Running with host_filter: true means that if you have a target whose host machine is not also running a Grafana Agent process, that target will not be scraped!

Host Filtering is usually paired with a dedicated Agent process that is used for scraping targets that are running outside of a given cluster. For example, when running the Grafana Agent on GKE, you would have a DaemonSet with host_filter for scraping in-cluster targets, and a single dedicated Deployment for scraping other targets that are not running on a cluster node, such as the Kubernetes control plane API.

If you want to scale your scrape load without host filtering, you may use the scraping service instead.

The host name of the Agent is determined by reading $HOSTNAME. If $HOSTNAME isn't defined, the Agent will use Go's os.Hostname to determine the hostname.

The following meta-labels are used to determine if a target is running on the same machine as the target:

  • __address__
  • __meta_consul_node
  • __meta_dockerswarm_node_id
  • __meta_dockerswarm_node_hostname
  • __meta_dockerswarm_node_address
  • __meta_kubernetes_pod_node_name
  • __meta_kubernetes_node_name
  • __host__

The final label, __host__, isn't a label added by any Prometheus service discovery mechanism. Rather, __host__ can be generated by using host_filter_relabel_configs. This allows for custom relabeling rules to determine the hostname where the predefined ones fail. Relabeling rules added with host_filter_relabel_configs are temporary and just used for the host_filtering mechanism. Full relabeling rules should be applied in the appropriate scrape_config instead.

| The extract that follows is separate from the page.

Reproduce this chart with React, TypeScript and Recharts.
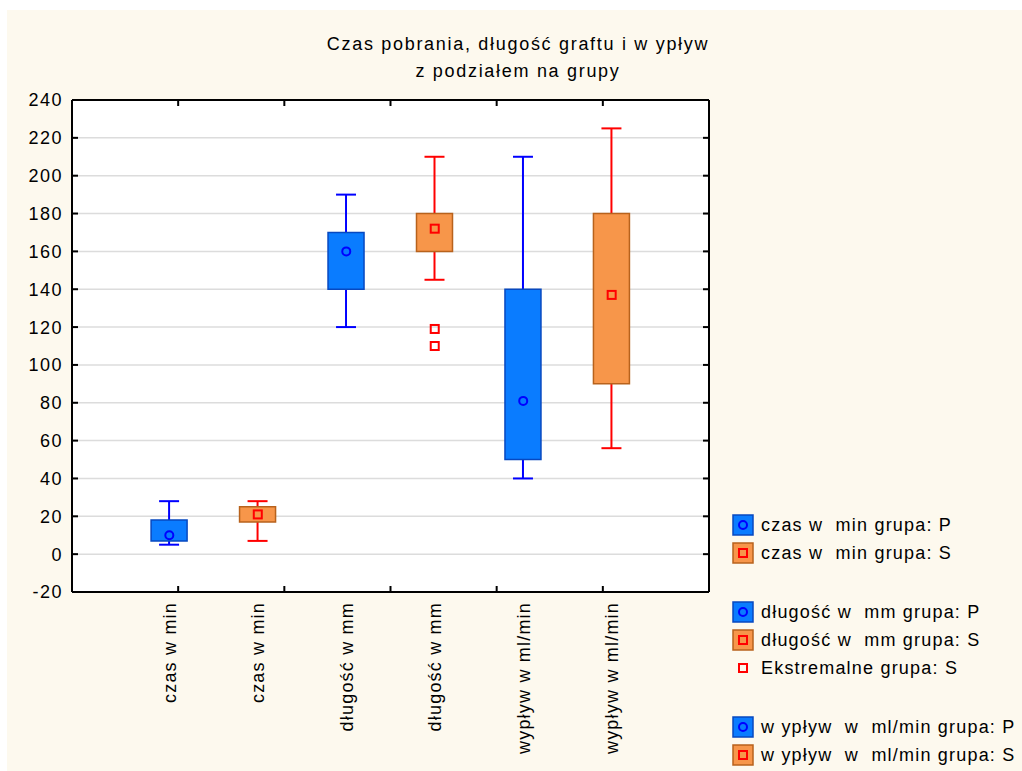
import { ComposedChart, Bar, Scatter, XAxis, YAxis, CartesianGrid, Cell } from "recharts";

// Box plots of three measurements, split into groups P and S
const categories = [
  "czas w min",
  "czas w min",
  "długość w mm",
  "długość w mm",
  "wypływ w ml/min",
  "wypływ w ml/min",
];
const groups = ["P", "S", "P", "S", "P", "S"];
const whiskerMin = [5, 7, 120, 145, 40, 56];
const whiskerMax = [28, 28, 190, 210, 210, 225];
const boxBottom = [7, 17, 140, 160, 50, 90];
const boxTop = [18, 25, 170, 180, 140, 180];
const medians = [10, 21, 160, 172, 81, 137];

// extreme values (group S, długość)
const extremeCategory = [4, 4];
const extremeValues = [119, 110];

const yTicks = [-20, 0, 20, 40, 60, 80, 100, 120, 140, 160, 180, 200, 220, 240];
const frameTicks = [-0.1, 1.1, 2.3, 3.5, 4.7, 5.9, 7.1];
const xDomain: [number, number] = [-0.1, 7.1];

const titleLines = ["Czas pobrania, długość graftu i w ypływ", "z podziałem na grupy"];

const legendItems = [
  { label: "czas w  min grupa: P", kind: "P" },
  { label: "czas w  min grupa: S", kind: "S" },
  { label: "", kind: "gap" },
  { label: "długość w  mm grupa: P", kind: "P" },
  { label: "długość w  mm grupa: S", kind: "S" },
  { label: "Ekstremalne grupa: S", kind: "E" },
  { label: "", kind: "gap" },
  { label: "w ypływ  w  ml/min grupa: P", kind: "P" },
  { label: "w ypływ  w  ml/min grupa: S", kind: "S" },
];

const rows = categories.map((label, i) => ({
  pos: i + 1,
  label,
  group: groups[i],
  whisker: [whiskerMin[i], whiskerMax[i]],
  box: [boxBottom[i], boxTop[i]],
  median: medians[i],
}));

const extremes = extremeValues.map((value, i) => ({ pos: extremeCategory[i], value }));

const FONT = "'Liberation Sans', Arial, sans-serif";
const BG = "#FDF9EE";
const BLUE_FILL = "#0A7CFF";
const BLUE_EDGE = "#0748C0";
const BLUE_LINE = "#0000FF";
const ORANGE_FILL = "#F7964A";
const ORANGE_EDGE = "#B8621C";
const RED_LINE = "#FF0000";

const FRAME = { stroke: "#000", strokeWidth: 2 };
const TICK_LEN = 6;

function WhiskerShape(props: any) {
  const { x, y, width, height, index, payload } = props;
  const group = payload?.group ?? groups[index];
  const color = group === "P" ? BLUE_LINE : RED_LINE;
  const top = Math.min(y, y + height);
  const bottom = Math.max(y, y + height);
  const mid = x + width / 2;
  return (
    <g>
      <line x1={mid} x2={mid} y1={top} y2={bottom} stroke={color} strokeWidth={2} />
      <line x1={x} x2={x + width} y1={top} y2={top} stroke={color} strokeWidth={2} />
      <line x1={x} x2={x + width} y1={bottom} y2={bottom} stroke={color} strokeWidth={2} />
    </g>
  );
}

function MedianShape(props: any) {
  const { cx, cy, payload } = props;
  if (payload.group === "P") {
    return <circle cx={cx} cy={cy} r={4} fill="none" stroke={BLUE_LINE} strokeWidth={2} />;
  }
  return <rect x={cx - 4} y={cy - 4} width={8} height={8} fill="none" stroke={RED_LINE} strokeWidth={2} />;
}

function ExtremeShape(props: any) {
  const { cx, cy } = props;
  return <rect x={cx - 4} y={cy - 4} width={8} height={8} fill="none" stroke={RED_LINE} strokeWidth={2} />;
}

// tick marks point into the plot; category names run upwards under the axis
function BottomTick(props: any) {
  const { x, y, payload } = props;
  const v = payload.value;
  if (Number.isInteger(v)) {
    return (
      <text
        x={x}
        y={y + 10}
        dy="0.35em"
        transform={`rotate(-90, ${x}, ${y + 10})`}
        textAnchor="end"
        fontFamily={FONT}
        fontSize={18}
        letterSpacing={1.2}
        fill="#000"
      >
        {categories[v - 1]}
      </text>
    );
  }
  return <line x1={x} x2={x} y1={y} y2={y - TICK_LEN} {...FRAME} />;
}

function TopTick(props: any) {
  const { x, y } = props;
  return <line x1={x} x2={x} y1={y} y2={y + TICK_LEN} {...FRAME} />;
}

function LeftTick(props: any) {
  const { x, y, payload } = props;
  return (
    <g>
      <line x1={x} x2={x + TICK_LEN} y1={y} y2={y} {...FRAME} />
      <text
        x={x - 9}
        y={y}
        dy="0.36em"
        textAnchor="end"
        fontFamily={FONT}
        fontSize={18}
        letterSpacing={1.5}
        fill="#000"
      >
        {payload.value}
      </text>
    </g>
  );
}

function RightTick(props: any) {
  const { x, y } = props;
  return <line x1={x} x2={x - TICK_LEN} y1={y} y2={y} {...FRAME} />;
}

function LegendIcon({ kind, cy }: { kind: string; cy: number }) {
  if (kind === "E") {
    return <rect x={732} y={cy - 4} width={8} height={8} fill="none" stroke={RED_LINE} strokeWidth={2} />;
  }
  const isP = kind === "P";
  return (
    <g>
      <rect
        x={726}
        y={cy - 10}
        width={20}
        height={20}
        fill={isP ? BLUE_FILL : ORANGE_FILL}
        stroke={isP ? BLUE_EDGE : ORANGE_EDGE}
        strokeWidth={1.5}
      />
      {isP ? (
        <circle cx={736} cy={cy} r={4} fill="none" stroke={BLUE_LINE} strokeWidth={2} />
      ) : (
        <rect x={732} y={cy - 4} width={8} height={8} fill="none" stroke={RED_LINE} strokeWidth={2} />
      )}
    </g>
  );
}

export default function App() {
  const bottomTicks = [...frameTicks, 1, 2, 3, 4, 5, 6].sort((a, b) => a - b);

  let rowY = 515;
  const legendRows = legendItems.map((item, i) => {
    if (item.kind === "gap") {
      rowY += 31;
      return null;
    }
    const cy = rowY;
    rowY += 28;
    return (
      <g key={i}>
        <LegendIcon kind={item.kind} cy={cy} />
        <text
          x={754}
          y={cy + 6}
          fontFamily={FONT}
          fontSize={18}
          letterSpacing={1.2}
          fill="#000"
          style={{ whiteSpace: "pre" }}
        >
          {item.label}
        </text>
      </g>
    );
  });

  return (
    <div style={{ position: "absolute", left: 7, top: 10, width: 1015, height: 761, background: BG, overflow: "hidden" }}>
      {/* white plot area behind the chart */}
      <div style={{ position: "absolute", left: 65, top: 90, width: 637, height: 492, background: "#fff" }} />
      <div style={{ position: "absolute", left: 0, top: 0 }}>
        <ComposedChart
          width={1015}
          height={761}
          data={rows}
          margin={{ top: 89, right: 312, bottom: 9, left: 10 }}
        >
          <CartesianGrid xAxisId="x" yAxisId="left" vertical={false} stroke="#DCDCDC" strokeWidth={1.5} />
          <XAxis
            xAxisId="x"
            dataKey="pos"
            type="number"
            domain={xDomain}
            allowDataOverflow
            ticks={bottomTicks}
            interval={0}
            height={170}
            tickSize={0}
            tickMargin={0}
            tickLine={false}
            axisLine={FRAME}
            tick={BottomTick}
          />
          <XAxis
            xAxisId="top"
            orientation="top"
            dataKey="pos"
            type="number"
            domain={xDomain}
            allowDataOverflow
            ticks={frameTicks}
            interval={0}
            height={1}
            tickSize={0}
            tickMargin={0}
            tickLine={false}
            axisLine={FRAME}
            tick={TopTick}
          />
          <YAxis
            yAxisId="left"
            type="number"
            domain={[-20, 240]}
            allowDataOverflow
            ticks={yTicks}
            interval={0}
            width={55}
            tickSize={0}
            tickMargin={0}
            tickLine={false}
            axisLine={FRAME}
            tick={LeftTick}
          />
          <YAxis
            yAxisId="right"
            orientation="right"
            type="number"
            domain={[-20, 240]}
            allowDataOverflow
            ticks={yTicks}
            interval={0}
            width={1}
            tickSize={0}
            tickMargin={0}
            tickLine={false}
            axisLine={FRAME}
            tick={RightTick}
          />
          <Bar
            xAxisId="top"
            yAxisId="left"
            dataKey="whisker"
            barSize={20}
            shape={WhiskerShape}
            isAnimationActive={false}
          />
          <Bar xAxisId="x" yAxisId="left" dataKey="box" barSize={36} strokeWidth={1.5} isAnimationActive={false}>
            {rows.map((r) => (
              <Cell
                key={r.pos}
                fill={r.group === "P" ? BLUE_FILL : ORANGE_FILL}
                stroke={r.group === "P" ? BLUE_EDGE : ORANGE_EDGE}
              />
            ))}
          </Bar>
          <Scatter xAxisId="x" yAxisId="left" dataKey="median" shape={MedianShape} isAnimationActive={false} />
          <Scatter
            xAxisId="x"
            yAxisId="left"
            data={extremes}
            dataKey="value"
            shape={ExtremeShape}
            isAnimationActive={false}
          />
        </ComposedChart>
      </div>
      <svg
        width={1015}
        height={761}
        style={{ position: "absolute", left: 0, top: 0, pointerEvents: "none" }}
      >
        {titleLines.map((line, i) => (
          <text
            key={i}
            x={511}
            y={40 + i * 27}
            textAnchor="middle"
            fontFamily={FONT}
            fontSize={18}
            letterSpacing={1.7}
            fill="#000"
            style={{ whiteSpace: "pre" }}
          >
            {line}
          </text>
        ))}
        {legendRows}
      </svg>
    </div>
  );
}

Note that scrape_config relabel_configs do not apply to the host filtering logic; only host_filter_relabel_configs will work.

If the determined hostname matches any of the meta labels, the discovered target is allowed. Otherwise, the target is ignored, and will not show up in the targets API.

Prometheus "Instances"

The Grafana Agent defines a concept of a Prometheus Instance, which is its own mini Prometheus-lite server. The Instance runs a combination of Prometheus service discovery, scraping, a WAL for storage, and remote_write.

Instances allow for fine grained control of what data gets scraped and where it gets sent. Users can easily define two Instances that scrape different subsets of metrics and send them to two completely different remote_write systems.

Instances are especially relevant to the scraping service mode, where breaking up your scrape configs into multiple Instances is required for sharding and balancing scrape load across a cluster of Agents.

Instance Sharing

The v0.5.0 release of the Agent introduced the concept of Instance sharing, which combines scrape_configs from compatible Instance configs into a single, shared Instance. Instance configs are compatible when they have no differences in configuration with the exception of what they scrape. remote_write configs may also differ in the order which endpoints are declared, but the unsorted remote_writes must still be an exact match.

In the shared Instances mode, the name field of remote_write configs is ignored. The resulting remote_write configs will have a name identical to the first six characters of the group name and the first six characters of the hash from that remote_write config separated by a -.

The shared Instances mode is the new default, and the previous behavior is deprecated. If you wish to restore the old behavior, set instance_mode: distinct in the prometheus_config block of your config file.

Shared Instances are completely transparent to the user with the exception of exposed metrics. With instance_mode: shared, metrics for Prometheus components (WAL, service discovery, remote_write, etc) have a instance_group_name label, which is the hash of all settings used to determine the shared instance. When instance_mode: distinct is set, the metrics for Prometheus components will instead have an instance_name label, which matches the name set on the individual Instance config. It is recommended to use the default of instance_mode: shared unless you don't mind the performance hit and really need granular metrics.

Users can use the targets API to see all scraped targets, and the name of the shared instance they were assigned to.